Ha, sounds like you’re trying to bait me to step in poo again. Yes, I need to tread more carefully. Lesson learned, all right? But come on, let’s not even think that way. People are people. If we aspire to evolve into a world without racism, we need to stop drawing these lines between each other, be it offensive or defensive. When I see people on the internet message boards spewing anonymous hatred and negativity, it just makes me sick. Is this how you want to spend your energy? Wouldn’t you rather go surfing? Wouldn’t you rather be friends with everyone? It really makes me sad… but at the same time to jump in there and start fighting with people about it, well, that’s just more fighting. Best to lead by example and go forth in peace.
But, damn, now I’m being sued so I really don’t have a choice. If it were just me, I wouldn’t worry much. But I have children, so it’s like Otis is suing my kids. Taking food from their mouths. And as a father I have an obligation to put myself between them and this danger. To speak out.
Also, Surfing Life magazine is a fine longstanding institution of surfing heritage, and one poorly chosen, poorly edited word should not be enough to sink the ship. It all just seems wrong, and a terrible precedent to set. I hope surfers will stand up for the magazine. I hope Otis will think about what he’s doing here.
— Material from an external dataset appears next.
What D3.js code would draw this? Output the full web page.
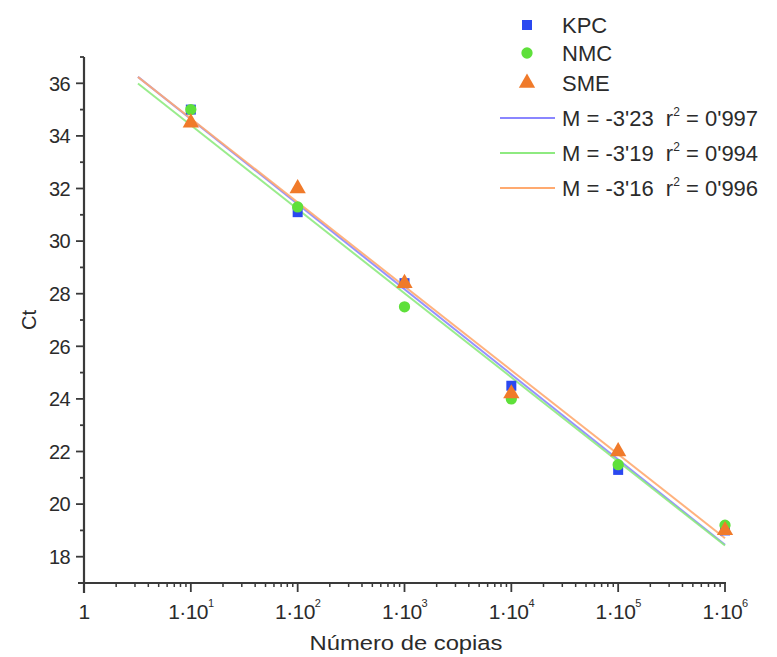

To Otis, I offer a prayer for peace and yet another sincere apology. I really just wanna take my kids surfing and see everybody in the water smiling. Do you really want this costly, negative energy fight? Do you really want to destroy a surf magazine?
Peace breeds peace. Surfing breeds surfing. Forgiveness is the greatest force of nature. The choice is yours.
Footnote: Tracks contacted Otis Carey to discuss the incident but he responded that he was unable to comment.